Thursday, September 01, 2011

 

A New Species of Olympic Game

No Votary Staunch as Thou reminded Eric Thomson of a contest between Horne Tooke and Richard Porson, recorded in Alexander Stephens, Memoirs of John Horne Tooke, Interspersed with Original Documents, Vol. II (London: J. Johnson and Co., 1813), pp. 315-316:
Mr. Porson is well known as professor of Greek at the university of Cambridge, and editor of several learned works, to which he added many elaborate notes and emendations. I have witnessed both the acumen of this gentleman's remarks, and the wonderful felicity of his memory, with astonishment. On observing to him, one evening, after he began to open upon us, that he had been wonderfully shy before and during dinner, he archly replied, "that Addison had never been himself, until after the second bottle."

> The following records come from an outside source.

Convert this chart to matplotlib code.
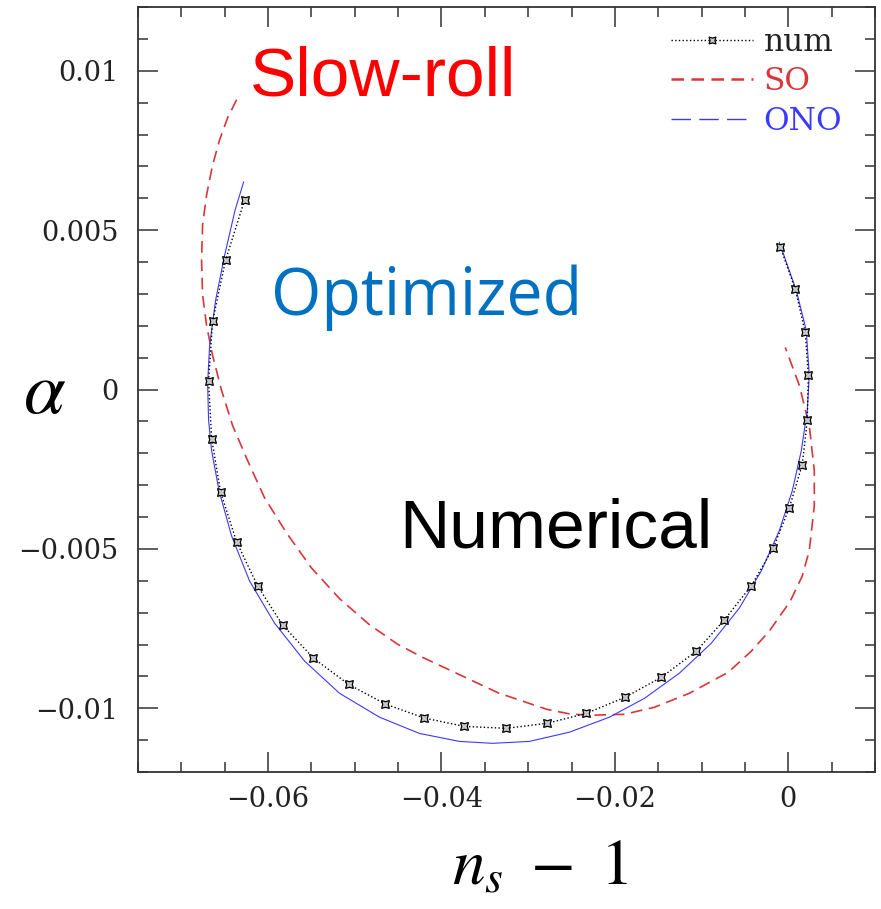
import matplotlib
matplotlib.use('Agg')
import matplotlib.pyplot as plt
from matplotlib.lines import Line2D
from matplotlib.ticker import MultipleLocator, FixedLocator, FixedFormatter

plt.rcParams['mathtext.fontset'] = 'stix'

# numerical result (markers)
num_x = [-0.06271, -0.06490, -0.06640, -0.06686, -0.06651, -0.06548, -0.06363, -0.06121,
         -0.05833, -0.05476, -0.05072, -0.04646, -0.04196, -0.03735, -0.03251, -0.02778,
         -0.02329, -0.01879, -0.01464, -0.01061, -0.00738, -0.00427, -0.00173, 0.00012,
         0.00161, 0.00219, 0.00231, 0.00196, 0.00081, -0.00092]
num_y = [0.00594, 0.00406, 0.00214, 0.00028, -0.00154, -0.00321, -0.00478, -0.00616,
         -0.00739, -0.00843, -0.00925, -0.00987, -0.01031, -0.01057, -0.01063, -0.01047,
         -0.01016, -0.00965, -0.00903, -0.00821, -0.00723, -0.00616, -0.00497, -0.00371,
         -0.00236, -0.00097, 0.00044, 0.00179, 0.00314, 0.00447]

# slow-roll (SO)
so_x = [-0.06363, -0.06467, -0.06559, -0.06640, -0.06709, -0.06755, -0.06767, -0.06755,
        -0.06709, -0.06640, -0.06536, -0.06409, -0.06236, -0.06040, -0.05787, -0.05499,
        -0.05176, -0.04830, -0.04507, -0.04220, -0.03954, -0.03343, -0.02790, -0.02520,
        -0.02294, -0.01890, -0.01545, -0.01141, -0.00692, -0.00427, -0.00219, 0.00023,
        0.00161, 0.00242, 0.00300, 0.00300, 0.00242, 0.00127, -0.00035]
so_y = [0.00909, 0.00852, 0.00783, 0.00704, 0.00610, 0.00516, 0.00406, 0.00296,
        0.00201, 0.00107, -0.00003, -0.00113, -0.00223, -0.00340, -0.00450, -0.00560,
        -0.00656, -0.00738, -0.00799, -0.00840, -0.00874, -0.00952, -0.01003, -0.01018,
        -0.01022, -0.01019, -0.00997, -0.00953, -0.00887, -0.00821, -0.00758, -0.00664,
        -0.00585, -0.00506, -0.00365, -0.00255, -0.00113, 0.00013, 0.00132]

# optimized (ONO)
ono_x = [-0.06282, -0.06380, -0.06501, -0.06605, -0.06674, -0.06697, -0.06686, -0.06651,
         -0.06565, -0.06421, -0.06213, -0.05925, -0.05579, -0.05176, -0.04715, -0.04254,
         -0.03793, -0.03412, -0.02986, -0.02524, -0.02063, -0.01660, -0.01256, -0.00888,
         -0.00565, -0.00311, -0.00104, 0.00046, 0.00150, 0.00219, 0.00242, 0.00207,
         0.00092, -0.00104]
ono_y = [0.00651, 0.00563, 0.00421, 0.00280, 0.00138, 0.00019, -0.00097, -0.00192,
         -0.00318, -0.00459, -0.00601, -0.00733, -0.00852, -0.00953, -0.01028, -0.01079,
         -0.01104, -0.01110, -0.01104, -0.01075, -0.01028, -0.00969, -0.00890, -0.00796,
         -0.00686, -0.00569, -0.00443, -0.00318, -0.00192, -0.00066, 0.00044, 0.00186,
         0.00311, 0.00462]

xticks = [-0.06, -0.04, -0.02, 0]
xtick_labels = ['\u22120.06', '\u22120.04', '\u22120.02', '0']
yticks = [-0.01, -0.005, 0, 0.005, 0.01]
ytick_labels = ['\u22120.01', '\u22120.005', '0', '0.005', '0.01']

red = '#d9363a'
blue = '#3a3aff'

fig = plt.figure(figsize=(8.81, 9.09), dpi=100)
ax = fig.add_axes([138/881, 1 - 772/909, (875 - 138)/881, (772 - 7)/909])

ax.plot(so_x, so_y, color=red, lw=1.2, dashes=(7, 4))
ax.plot(ono_x, ono_y, color=blue, lw=0.8)
ax.plot(num_x, num_y, color='black', lw=1.0, ls=':', marker=(4, 1, 45),
        ms=8, mfc='#c8c8c8', mec='black', mew=0.9)

ax.set_xlim(-0.075, 0.01)
ax.set_ylim(-0.012, 0.012)

ax.xaxis.set_major_locator(FixedLocator(xticks))
ax.xaxis.set_major_formatter(FixedFormatter(xtick_labels))
ax.xaxis.set_minor_locator(MultipleLocator(0.005))
ax.yaxis.set_major_locator(FixedLocator(yticks))
ax.yaxis.set_major_formatter(FixedFormatter(ytick_labels))
ax.yaxis.set_minor_locator(MultipleLocator(0.001))

ax.tick_params(which='both', direction='in', top=True, right=True, color='#333333', width=1.1)
ax.tick_params(which='major', length=14.5)
ax.tick_params(which='minor', length=7.2)
ax.tick_params(axis='x', which='major', pad=10)
ax.tick_params(axis='y', which='major', pad=14)
for lab in ax.get_xticklabels() + ax.get_yticklabels():
    lab.set_fontfamily('DejaVu Serif')
    lab.set_fontsize(19.5)
    lab.set_color('#222222')
for sp in ax.spines.values():
    sp.set_linewidth(1.3)
    sp.set_color('#333333')

handles = [
    Line2D([], [], color='black', lw=1.0, ls=':', marker=(4, 1, 45), ms=7,
           mfc='#c8c8c8', mec='black', mew=0.9),
    Line2D([], [], color=red, lw=1.8, dashes=(5, 3)),
    Line2D([], [], color=blue, lw=1.0, dashes=(14, 6)),
]
leg = ax.legend(handles, ['num', 'SO', 'ONO'], loc='upper right', bbox_to_anchor=(0.985, 1.003),
                frameon=False, handlelength=2.6, handletextpad=0.35, labelspacing=0.28,
                borderpad=0.2, numpoints=1, labelcolor=['#222222', red, blue],
                prop={'family': 'DejaVu Serif', 'size': 22.5})

fig.text(250/881, 1 - 95/909, 'Slow-roll', color='#ff0000', fontsize=50,
         family='Liberation Sans', ha='left', va='baseline')
fig.text(271/881, 1 - 315/909, 'Optimized', color='#0070c0', fontsize=46.5,
         family='Open Sans', ha='left', va='baseline')
fig.text(399/881, 1 - 548/909, 'Numerical', color='black', fontsize=50,
         family='Liberation Sans', ha='left', va='baseline')

fig.text(45/881, 1 - 392/909, r'$\alpha$', fontsize=54, ha='center', va='center')
fig.text(540/881, 1 - 885/909, r'$n_s\ -\ 1$', fontsize=47, ha='center', va='baseline')

fig.savefig('out.png', dpi=100)
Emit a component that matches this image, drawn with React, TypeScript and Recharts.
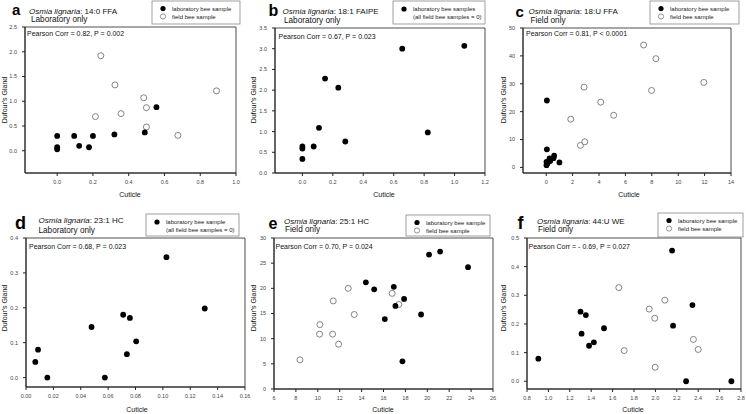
import { ReferenceArea, Scatter, ScatterChart, XAxis, YAxis } from "recharts";

// values, [cuticle, dufour's gland]
const aLab = [[0, 0.3], [0, 0.07], [0, 0.03], [0.095, 0.3], [0.123, 0.1], [0.178, 0.07], [0.2, 0.3], [0.32, 0.33], [0.49, 0.37], [0.555, 0.88]];
const aField = [[0.244, 1.92], [0.323, 1.33], [0.214, 0.69], [0.357, 0.75], [0.484, 1.07], [0.499, 0.87], [0.499, 0.48], [0.675, 0.31], [0.891, 1.21]];
const bLab = [[0, 0.64], [0, 0.59], [0, 0.34], [0.074, 0.64], [0.109, 1.09], [0.149, 2.28], [0.236, 2.06], [0.282, 0.76], [0.656, 3.0], [0.824, 0.98], [1.064, 3.07]];
const cLab = [[0.05, 24.0], [0.05, 6.5], [0.02, 2.0], [0.02, 0.8], [0.25, 3.2], [0.3, 2.3], [0.55, 3.3], [0.6, 4.2], [0.1, 1.5], [1.0, 1.8]];
const cField = [[1.86, 17.3], [2.59, 7.9], [2.92, 9.2], [2.87, 28.8], [4.13, 23.4], [5.11, 18.7], [7.38, 43.9], [8.31, 39.0], [7.98, 27.6], [11.94, 30.5]];
const dLab = [[0.0068, 0.045], [0.0088, 0.08], [0.0156, 0], [0.0479, 0.145], [0.0576, 0], [0.071, 0.18], [0.0759, 0.171], [0.0737, 0.067], [0.0805, 0.104], [0.1026, 0.345], [0.1306, 0.198]];
const eLab = [[14.39, 21.2], [15.15, 19.8], [16.12, 13.9], [16.94, 20.3], [17.09, 16.5], [17.88, 17.9], [17.73, 5.5], [19.43, 14.8], [20.16, 26.7], [21.17, 27.3], [23.72, 24.2]];
const eField = [[8.37, 5.8], [10.16, 10.9], [10.19, 12.8], [11.35, 10.9], [11.41, 17.5], [11.9, 8.9], [12.78, 20.0], [13.33, 14.8], [16.79, 19.0], [17.4, 16.8]];
const fLab = [[0.906, 0.079], [1.3, 0.243], [1.31, 0.166], [1.35, 0.231], [1.38, 0.124], [1.425, 0.136], [1.52, 0.185], [2.156, 0.456], [2.165, 0.194], [2.287, 0], [2.346, 0.266], [2.71, 0]];
const fField = [[1.658, 0.327], [1.708, 0.107], [1.942, 0.252], [1.994, 0.22], [1.998, 0.049], [2.088, 0.283], [2.355, 0.146], [2.4, 0.111]];

// tick labels
const aXTicks = [0, 0.2, 0.4, 0.6, 0.8, 1.0];
const aYTicks = [0, 0.5, 1.0, 1.5, 2.0, 2.5];
const bXTicks = [0, 0.2, 0.4, 0.6, 0.8, 1.0, 1.2];
const bYTicks = [0, 0.5, 1.0, 1.5, 2.0, 2.5, 3.0, 3.5];
const cXTicks = [0, 2, 4, 6, 8, 10, 12, 14];
const cYTicks = [0, 10, 20, 30, 40, 50];
const dXTicks = [0, 0.02, 0.04, 0.06, 0.08, 0.1, 0.12, 0.14, 0.16];
const dYTicks = [0, 0.1, 0.2, 0.3, 0.4];
const eXTicks = [6, 8, 10, 12, 14, 16, 18, 20, 22, 24, 26];
const eYTicks = [0, 5, 10, 15, 20, 25, 30];
const fXTicks = [0.8, 1.0, 1.2, 1.4, 1.6, 1.8, 2.0, 2.2, 2.4, 2.6, 2.8];
const fYTicks = [0, 0.1, 0.2, 0.3, 0.4, 0.5];

const FONT = '"Liberation Sans", Arial, sans-serif';
const toPts = (arr: number[][]) => arr.map(([x, y]) => ({ x, y }));
const f1 = (v: number) => v.toFixed(1);
const f2 = (v: number) => v.toFixed(2);
const f0 = (v: number) => String(v);

const FilledDot = (p: any) => <circle cx={p.cx} cy={p.cy} r={2.9} fill="#000" />;
const OpenDot = (p: any) => <circle cx={p.cx} cy={p.cy} r={3} fill="#fff" stroke="#666" strokeWidth={0.8} />;

const panels = [
  {
    left: 0, top: 0, width: 248, height: 205, margin: { top: 27, right: 12, bottom: 12, left: 5 },
    xDomain: [-0.18, 1.0], yDomain: [-0.45, 2.5], xTicks: aXTicks, yTicks: aYTicks, xFmt: f1, yFmt: f1,
    lab: aLab, field: aField,
  },
  {
    left: 248, top: 0, width: 248, height: 205, margin: { top: 28, right: 11, bottom: 12, left: 7 },
    xDomain: [-0.18, 1.2], yDomain: [0, 3.5], xTicks: bXTicks, yTicks: bYTicks, xFmt: f1, yFmt: f1,
    lab: bLab, field: [],
  },
  {
    left: 496, top: 0, width: 250, height: 205, margin: { top: 28, right: 15, bottom: 12, left: 7 },
    xDomain: [-1.76, 14], yDomain: [-2, 50], xTicks: cXTicks, yTicks: cYTicks, xFmt: f0, yFmt: f0,
    lab: cLab, field: cField,
  },
  {
    left: 0, top: 205, width: 252, height: 209, margin: { top: 33, right: 7, bottom: 7, left: 6 },
    xDomain: [0, 0.16], yDomain: [-0.027, 0.4], xTicks: dXTicks, yTicks: dYTicks, xFmt: f2, yFmt: f1,
    lab: dLab, field: [],
  },
  {
    left: 248, top: 205, width: 250, height: 209, margin: { top: 33, right: 5, bottom: 5, left: 6 },
    xDomain: [6, 26], yDomain: [0, 30], xTicks: eXTicks, yTicks: eYTicks, xFmt: f0, yFmt: f0,
    lab: eLab, field: eField,
  },
  {
    left: 496, top: 205, width: 250, height: 209, margin: { top: 33, right: 5, bottom: 5, left: 11 },
    xDomain: [0.8, 2.8], yDomain: [-0.027, 0.5], xTicks: fXTicks, yTicks: fYTicks, xFmt: f1, yFmt: f1,
    lab: fLab, field: fField,
  },
];

// titles, legends and annotations, page coordinates
const labels = [
  { letter: "a", lx: 12, ly: 15, ls: 15, name: ": 14:0 FFA", tx: 29, ty: 10.5, sub: "Laboratory only", sx: 31, sy: 19.5,
    pearson: "Pearson Corr = 0.82, P = 0.002", px: 27, py: 33, box: [152, 1, 88, 23], leg: ["laboratory bee sample", "field bee sample"], open: true,
    gx: 4, gy: 100, cx: 130, cy: 194 },
  { letter: "b", lx: 268.5, ly: 16, ls: 16, name: ": 18:1 FAIPE", tx: 282.5, ty: 11, sub: "Laboratory only", sx: 284, sy: 20,
    pearson: "Pearson Corr = 0.67, P = 0.023", px: 278.5, py: 36.5, box: [393, 1, 92, 23], leg: ["laboratory bee samples", "(all field bee samples = 0)"], open: false,
    gx: 253, gy: 100, cx: 384, cy: 194 },
  { letter: "c", lx: 515.5, ly: 16.5, ls: 15, name: ": 18:U FFA", tx: 528.5, ty: 11, sub: "Field only", sx: 530.5, sy: 20,
    pearson: "Pearson Corr = 0.81, P < 0.0001", px: 526, py: 33.5, box: [650, 1, 89, 23], leg: ["laboratory bee sample", "field bee sample"], open: true,
    gx: 503, gy: 100, cx: 629, cy: 194 },
  { letter: "d", lx: 15, ly: 228.5, ls: 18, name: ": 23:1 HC", tx: 38.5, ty: 219.5, sub: "Laboratory only", sx: 38.5, sy: 230.5,
    pearson: "Pearson Corr = 0.68, P = 0.023", px: 29, py: 246.5, box: [146, 214, 93, 22], leg: ["laboratory bee sample", "(all field bee samples = 0)"], open: false,
    gx: 4, gy: 308, cx: 137, cy: 409.5 },
  { letter: "e", lx: 268.5, ly: 228.5, ls: 16, name: ": 25:1 HC", tx: 284, ty: 220.5, sub: "Field only", sx: 285, sy: 229.5,
    pearson: "Pearson Corr = 0.70, P = 0.024", px: 275.5, py: 246.5, box: [406, 215, 84, 21], leg: ["laboratory bee sample", "field bee sample"], open: true,
    gx: 253, gy: 308, cx: 383, cy: 409.5 },
  { letter: "f", lx: 517.5, ly: 229, ls: 18, name: ": 44:U WE", tx: 537, ty: 220.5, sub: "Field only", sx: 538, sy: 229.5,
    pearson: "Pearson Corr = - 0.69, P = 0.027", px: 528.5, py: 246.5, box: [658, 213, 85, 24], leg: ["laboratory bee sample", "field bee sample"], open: true,
    gx: 503, gy: 308, cx: 633, cy: 409.5 },
];

function Panel({ cfg }: { cfg: (typeof panels)[number] }) {
  const [x0, x1] = cfg.xDomain;
  const [y0, y1] = cfg.yDomain;
  return (
    <div style={{ position: "absolute", left: cfg.left, top: cfg.top }}>
      <ScatterChart width={cfg.width} height={cfg.height} margin={cfg.margin}>
        <XAxis
          type="number"
          dataKey="x"
          domain={cfg.xDomain}
          ticks={cfg.xTicks}
          tickFormatter={cfg.xFmt}
          allowDataOverflow
          interval={0}
          height={20}
          tickSize={3}
          tickMargin={4}
          stroke="#222"
          tick={{ fontSize: 5.5, fill: "#444", fontFamily: FONT }}
        />
        <YAxis
          type="number"
          dataKey="y"
          domain={cfg.yDomain}
          ticks={cfg.yTicks}
          tickFormatter={cfg.yFmt}
          allowDataOverflow
          interval={0}
          width={20}
          tickSize={3}
          tickMargin={5}
          stroke="#222"
          tick={{ fontSize: 5.5, fill: "#444", fontFamily: FONT }}
        />
        <ReferenceArea x1={x0} x2={x1} y1={y0} y2={y1} fill="none" fillOpacity={0} stroke="#222" strokeWidth={0.8} />
        <Scatter data={toPts(cfg.field)} shape={OpenDot} isAnimationActive={false} />
        <Scatter data={toPts(cfg.lab)} shape={FilledDot} isAnimationActive={false} />
      </ScatterChart>
    </div>
  );
}

function Annotations() {
  return (
    <svg width={746} height={414} style={{ position: "absolute", left: 0, top: 0, pointerEvents: "none" }} fontFamily={FONT}>
      {labels.map((l) => {
        const [bx, by, bw, bh] = l.box;
        return (
          <g key={l.letter}>
            <text x={l.lx} y={l.ly} fontSize={l.ls} fontWeight="bold" fill="#000">{l.letter}</text>
            <text x={l.tx} y={l.ty} fontSize={8} dominantBaseline="central" fill="#111">
              <tspan fontStyle="italic">Osmia lignaria</tspan>
              <tspan>{l.name}</tspan>
            </text>
            <text x={l.sx} y={l.sy} fontSize={8.2} dominantBaseline="central" fill="#111">{l.sub}</text>
            <text x={l.px} y={l.py} fontSize={7} dominantBaseline="central" fill="#111">{l.pearson}</text>
            <rect x={bx} y={by} width={bw} height={bh} fill="#fff" stroke="#888" strokeWidth={0.8} />
            <circle cx={bx + 11} cy={by + (l.open ? 7.5 : 8)} r={2.6} fill="#000" />
            {l.open && <circle cx={bx + 11} cy={by + 15.5} r={2.6} fill="#fff" stroke="#666" strokeWidth={0.7} />}
            <text x={bx + 20} y={by + 7.5} fontSize={6} dominantBaseline="central" fill="#222">{l.leg[0]}</text>
            <text x={bx + 20} y={by + 15.5} fontSize={6} dominantBaseline="central" fill="#222">{l.leg[1]}</text>
            <text
              x={l.gx}
              y={l.gy}
              fontSize={7}
              textAnchor="middle"
              dominantBaseline="central"
              transform={`rotate(-90 ${l.gx} ${l.gy})`}
              fill="#111"
            >
              Dufour's Gland
            </text>
            <text x={l.cx} y={l.cy} fontSize={7} textAnchor="middle" dominantBaseline="central" fill="#111">Cuticle</text>
          </g>
        );
      })}
    </svg>
  );
}

export default function App() {
  return (
    <div style={{ position: "absolute", left: 0, top: 0, width: 746, height: 414, background: "#fff", fontFamily: FONT }}>
      {panels.map((p, i) => (
        <Panel key={i} cfg={p} />
      ))}
      <Annotations />
    </div>
  );
}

I was told by Mr. Tooke, that he one day called on him at Wimbledon, and was detained to dinner. Some expressions of a disagreeable nature are said to have occurred at table, and the professor, at last, actually threatened both to kick and to cuff his host. On this the philologist, after exhibiting his own brawny chest, sinewy arms, and muscular legs, to the best possible advantage, endeavoured to evince the prudence of deciding the question as to strength, by recurring to a different species of combat. Accordingly, setting aside the port and sherry, then before them, he ordered a couple of quarts of brandy; and, by the time the second bottle was half emptied, the Greek fell vanquished under the table. On this, the victor, at this new species of Olympic game, taking hold of his antagonist's limbs in succession, exclaimed: " This is the foot that was to have kicked, and the hand that was to have cuffed me!" and then drinking one glass more, to the speedy recovery of his prostrate adversary, ordered, "that great care should be taken of Mr. professor Porson" after which he withdrew to the adjacent apartment, in which tea and coffee had been prepared, with the same seeming calmness as if nothing had occurred.

I should not have mentioned this scene, but that it is well known to all Mr. Tooke's friends, and almost to every one, who ever visited at Wimbledon. I have forborne to enumerate the particulars, as narrated to me by two gentlemen, who happened to be present, for I consider the whole scene as indecorous, and unworthy of two of the most accomplished scholars of this or any other age.